[Requirements]:
Write out, word for word, every line from the first one through the line that holds "-0.020, 0.065, 0.068, 0.068, 0.098, 1.017, 2.071];", and nothing else; skip the pictures.

[Data shown]:
• • • •

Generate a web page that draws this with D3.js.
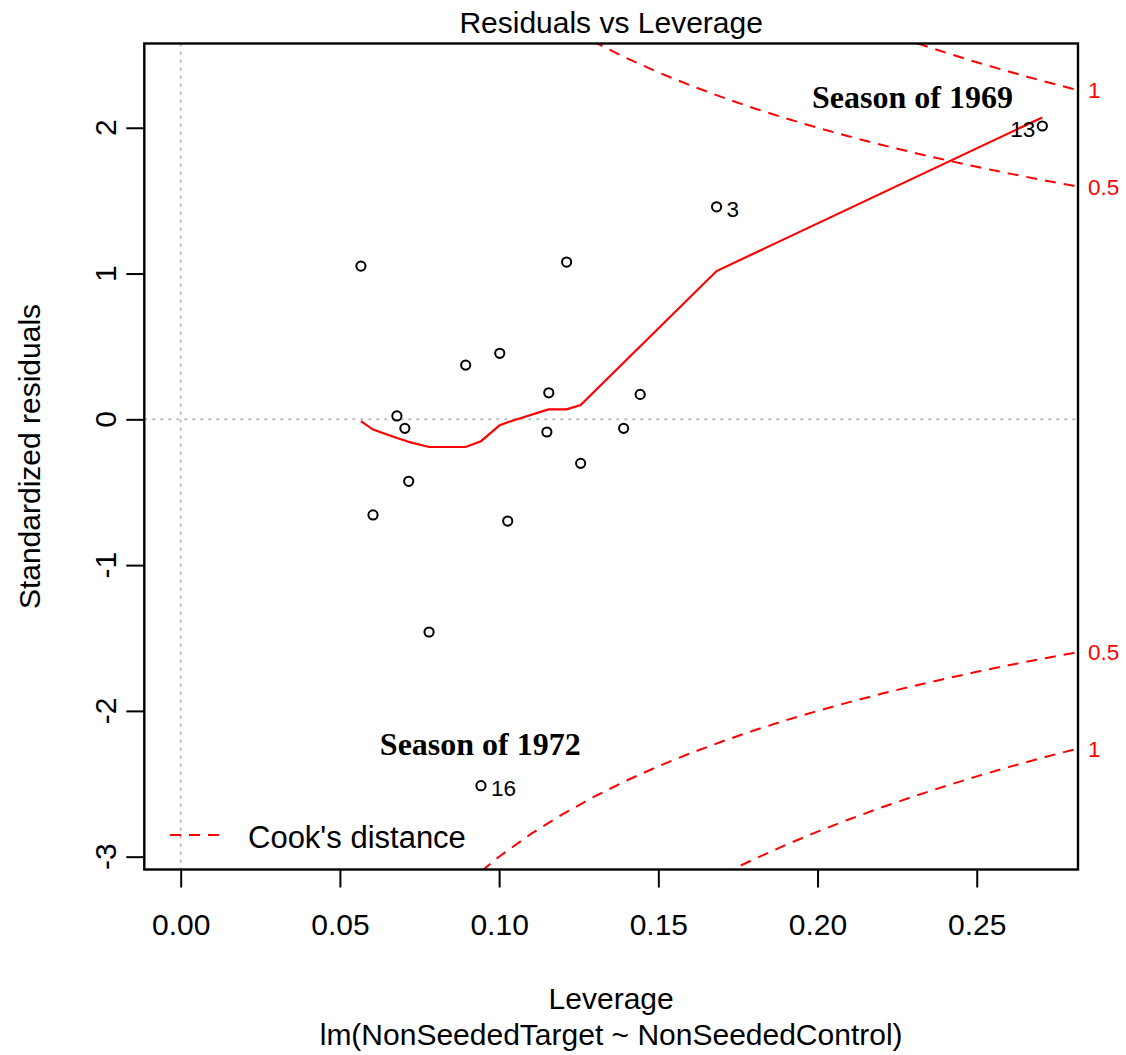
<!DOCTYPE html>
<html>
<head>
<meta charset="utf-8">
<script src="https://cdn.jsdelivr.net/npm/d3@7"></script>
<style>
  html, body { margin: 0; padding: 0; background: #fff; }
  svg text { font-family: "Liberation Sans", Arial, Helvetica, sans-serif; }
  svg text.ann { font-family: "Liberation Serif", "Times New Roman", serif; font-weight: bold; }
</style>
</head>
<body>
<svg id="chart" width="1126" height="1055"></svg>
<script>
// ---- data ----
const leverage = [0.0566, 0.1212, 0.0679, 0.0704, 0.0895, 0.1002, 0.1156, 0.1443, 0.1150,
                  0.1391, 0.1256, 0.0716, 0.0604, 0.1027, 0.1683, 0.2706, 0.0943, 0.0780];
const stdResid = [1.051, 1.079, 0.023, -0.062, 0.372, 0.453, 0.182, 0.171, -0.087,
                  -0.062, -0.302, -0.425, -0.656, -0.698, 1.458, 2.012, -2.513, -1.459];
const pointIds = ["", "", "", "", "", "", "", "", "", "", "", "", "", "", "3", "13", "16", ""];

const smoothLev = [0.0566, 0.0604, 0.0679, 0.0704, 0.0716, 0.0780, 0.0895, 0.0943, 0.1002,
                   0.1027, 0.1150, 0.1156, 0.1212, 0.1256, 0.1683, 0.2706];
const smoothRes = [-0.012, -0.070, -0.128, -0.145, -0.155, -0.190, -0.190, -0.150, -0.040,
                   -0.020, 0.065, 0.068, 0.068, 0.098, 1.017, 2.071];

const cookLev05 = [0.09, 0.10, 0.11, 0.12, 0.13, 0.14, 0.15, 0.16, 0.17, 0.18, 0.19, 0.20,
                   0.21, 0.22, 0.23, 0.24, 0.25, 0.26, 0.27, 0.28, 0.2818];
const cookRes05 = [3.180, 3.000, 2.844, 2.708, 2.587, 2.478, 2.380, 2.291, 2.210, 2.134, 2.065, 2.000,
                   1.940, 1.883, 1.830, 1.780, 1.732, 1.687, 1.644, 1.604, 1.596];
const cookLev1 = [0.16, 0.165, 0.17, 0.175, 0.18, 0.19, 0.20, 0.21, 0.22, 0.23, 0.24, 0.25, 0.26, 0.27, 0.28, 0.2818];
const cookRes1 = [3.240, 3.181, 3.125, 3.070, 3.018, 2.920, 2.828, 2.743, 2.663, 2.588, 2.517, 2.449, 2.386, 2.325, 2.268, 2.258];
const cookLevels = ["0.5", "1"];

const xTicks = [0.00, 0.05, 0.10, 0.15, 0.20, 0.25];
const yTicks = [-3, -2, -1, 0, 1, 2];
const yTickLabels = ["-3", "-2", "-1", "0", "1", "2"];

const titleText = "Residuals vs Leverage";
const xLabel = "Leverage";
const subLabel = "lm(NonSeededTarget ~ NonSeededControl)";
const yLabel = "Standardized residuals";
const annotations = [
  { text: "Season of 1969", lev: 0.2298, res: 2.135 },
  { text: "Season of 1972", lev: 0.0941, res: -2.302 }
];
const legendText = "Cook's distance";

// ---- layout ----
const L = 144.3, R = 1078, T = 43.5, B = 869.5;
const svg = d3.select("#chart");
const x = d3.scaleLinear().domain([-0.01143, 0.2818]).range([L, R]);
const y = d3.scaleLinear().domain([-3.088, 2.578]).range([B, T]);

svg.append("defs").append("clipPath").attr("id", "plotclip")
  .append("rect").attr("x", L).attr("y", T).attr("width", R - L).attr("height", B - T);

const plot = svg.append("g").attr("clip-path", "url(#plotclip)");

// reference dotted lines
plot.append("line").attr("x1", x(0)).attr("x2", x(0)).attr("y1", T).attr("y2", B)
  .attr("stroke", "#bebebe").attr("stroke-width", 2).attr("stroke-dasharray", "3,5");
plot.append("line").attr("x1", L).attr("x2", R).attr("y1", y(0)).attr("y2", y(0))
  .attr("stroke", "#bebebe").attr("stroke-width", 2).attr("stroke-dasharray", "3,5");

// Cook's distance contours
const lineGen = d3.line().x(d => x(d[0])).y(d => y(d[1]));
const cookSets = [
  d3.zip(cookLev05, cookRes05),
  d3.zip(cookLev1, cookRes1)
];
cookSets.forEach(set => {
  [1, -1].forEach(sign => {
    plot.append("path")
      .attr("d", lineGen(set.map(d => [d[0], sign * d[1]])))
      .attr("fill", "none").attr("stroke", "#ff0000").attr("stroke-width", 2)
      .attr("stroke-dasharray", "11,8");
  });
});

// smoother
plot.append("path")
  .attr("d", lineGen(d3.zip(smoothLev, smoothRes)))
  .attr("fill", "none").attr("stroke", "#ff0000").attr("stroke-width", 2.2);

// points
plot.selectAll("circle.pt").data(d3.zip(leverage, stdResid)).join("circle")
  .attr("class", "pt")
  .attr("cx", d => x(d[0])).attr("cy", d => y(d[1])).attr("r", 4.6)
  .attr("fill", "none").attr("stroke", "#000").attr("stroke-width", 2);

// point id labels
const pts = d3.zip(leverage, stdResid, pointIds).filter(d => d[2] !== "");
svg.selectAll("text.id").data(pts).join("text")
  .attr("class", "id")
  .attr("x", d => d[2] === "13" ? x(d[0]) - 7 : x(d[0]) + 10)
  .attr("y", d => y(d[1]) + 10.5)
  .attr("text-anchor", d => d[2] === "13" ? "end" : "start")
  .attr("font-size", 22.5)
  .text(d => d[2]);

// box
svg.append("rect").attr("x", L).attr("y", T).attr("width", R - L).attr("height", B - T)
  .attr("fill", "none").attr("stroke", "#000").attr("stroke-width", 2.4);

// x axis
const xAxis = svg.append("g").attr("transform", `translate(0,${B})`)
  .call(d3.axisBottom(x).tickValues(xTicks).tickSize(18).tickPadding(26).tickFormat(d3.format(".2f")));
xAxis.select(".domain").remove();
xAxis.selectAll(".tick line").attr("stroke", "#000").attr("stroke-width", 2);
xAxis.selectAll(".tick text").attr("font-size", 30).attr("fill", "#000");

// y axis
const yAxis = svg.append("g").attr("transform", `translate(${L},0)`)
  .call(d3.axisLeft(y).tickValues(yTicks).tickSize(18).tickFormat(""));
yAxis.select(".domain").remove();
yAxis.selectAll(".tick line").attr("stroke", "#000").attr("stroke-width", 2);
svg.selectAll("text.ytick").data(d3.zip(yTicks, yTickLabels)).join("text")
  .attr("class", "ytick")
  .attr("transform", d => `translate(116,${y(d[0])}) rotate(-90)`)
  .attr("text-anchor", "middle").attr("font-size", 30)
  .text(d => d[1]);

// right-side Cook's levels
const rightLabels = [
  { t: cookLevels[1], v: cookRes1[cookRes1.length - 1] },
  { t: cookLevels[0], v: cookRes05[cookRes05.length - 1] },
  { t: cookLevels[0], v: -cookRes05[cookRes05.length - 1] },
  { t: cookLevels[1], v: -cookRes1[cookRes1.length - 1] }
];
svg.selectAll("text.cooklab").data(rightLabels).join("text")
  .attr("class", "cooklab")
  .attr("x", R + 10).attr("y", d => y(d.v) + 8)
  .attr("font-size", 22.5).attr("fill", "#ff0000")
  .text(d => d.t);

// titles
svg.append("text").attr("x", (L + R) / 2).attr("y", 33).attr("text-anchor", "middle")
  .attr("font-size", 30).text(titleText);
svg.append("text").attr("x", (L + R) / 2).attr("y", 1009).attr("text-anchor", "middle")
  .attr("font-size", 30).text(xLabel);
svg.append("text").attr("x", (L + R) / 2).attr("y", 1045).attr("text-anchor", "middle")
  .attr("font-size", 30).text(subLabel);
svg.append("text").attr("transform", `translate(40,${(T + B) / 2}) rotate(-90)`)
  .attr("text-anchor", "middle").attr("font-size", 30).text(yLabel);

// annotations
svg.selectAll("text.ann").data(annotations).join("text")
  .attr("class", "ann")
  .attr("x", d => x(d.lev)).attr("y", d => y(d.res))
  .attr("text-anchor", "middle")
  .attr("font-size", 32)
  .text(d => d.text);

// legend
svg.append("line").attr("x1", 170).attr("x2", 224).attr("y1", 835).attr("y2", 835)
  .attr("stroke", "#ff0000").attr("stroke-width", 2).attr("stroke-dasharray", "11,8");
svg.append("text").attr("x", 248).attr("y", 848).attr("font-size", 31).text(legendText);
</script>
</body>
</html>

• • • •

[Completed task]:
Generate a web page that draws this with D3.js.
<!DOCTYPE html>
<html>
<head>
<meta charset="utf-8">
<script src="https://cdn.jsdelivr.net/npm/d3@7"></script>
<style>
  html, body { margin: 0; padding: 0; background: #fff; }
  svg text { font-family: "Liberation Sans", Arial, Helvetica, sans-serif; }
  svg text.ann { font-family: "Liberation Serif", "Times New Roman", serif; font-weight: bold; }
</style>
</head>
<body>
<svg id="chart" width="1126" height="1055"></svg>
<script>
// ---- data ----
const leverage = [0.0566, 0.1212, 0.0679, 0.0704, 0.0895, 0.1002, 0.1156, 0.1443, 0.1150,
                  0.1391, 0.1256, 0.0716, 0.0604, 0.1027, 0.1683, 0.2706, 0.0943, 0.0780];
const stdResid = [1.051, 1.079, 0.023, -0.062, 0.372, 0.453, 0.182, 0.171, -0.087,
                  -0.062, -0.302, -0.425, -0.656, -0.698, 1.458, 2.012, -2.513, -1.459];
const pointIds = ["", "", "", "", "", "", "", "", "", "", "", "", "", "", "3", "13", "16", ""];

const smoothLev = [0.0566, 0.0604, 0.0679, 0.0704, 0.0716, 0.0780, 0.0895, 0.0943, 0.1002,
                   0.1027, 0.1150, 0.1156, 0.1212, 0.1256, 0.1683, 0.2706];
const smoothRes = [-0.012, -0.070, -0.128, -0.145, -0.155, -0.190, -0.190, -0.150, -0.040,
                   -0.020, 0.065, 0.068, 0.068, 0.098, 1.017, 2.071];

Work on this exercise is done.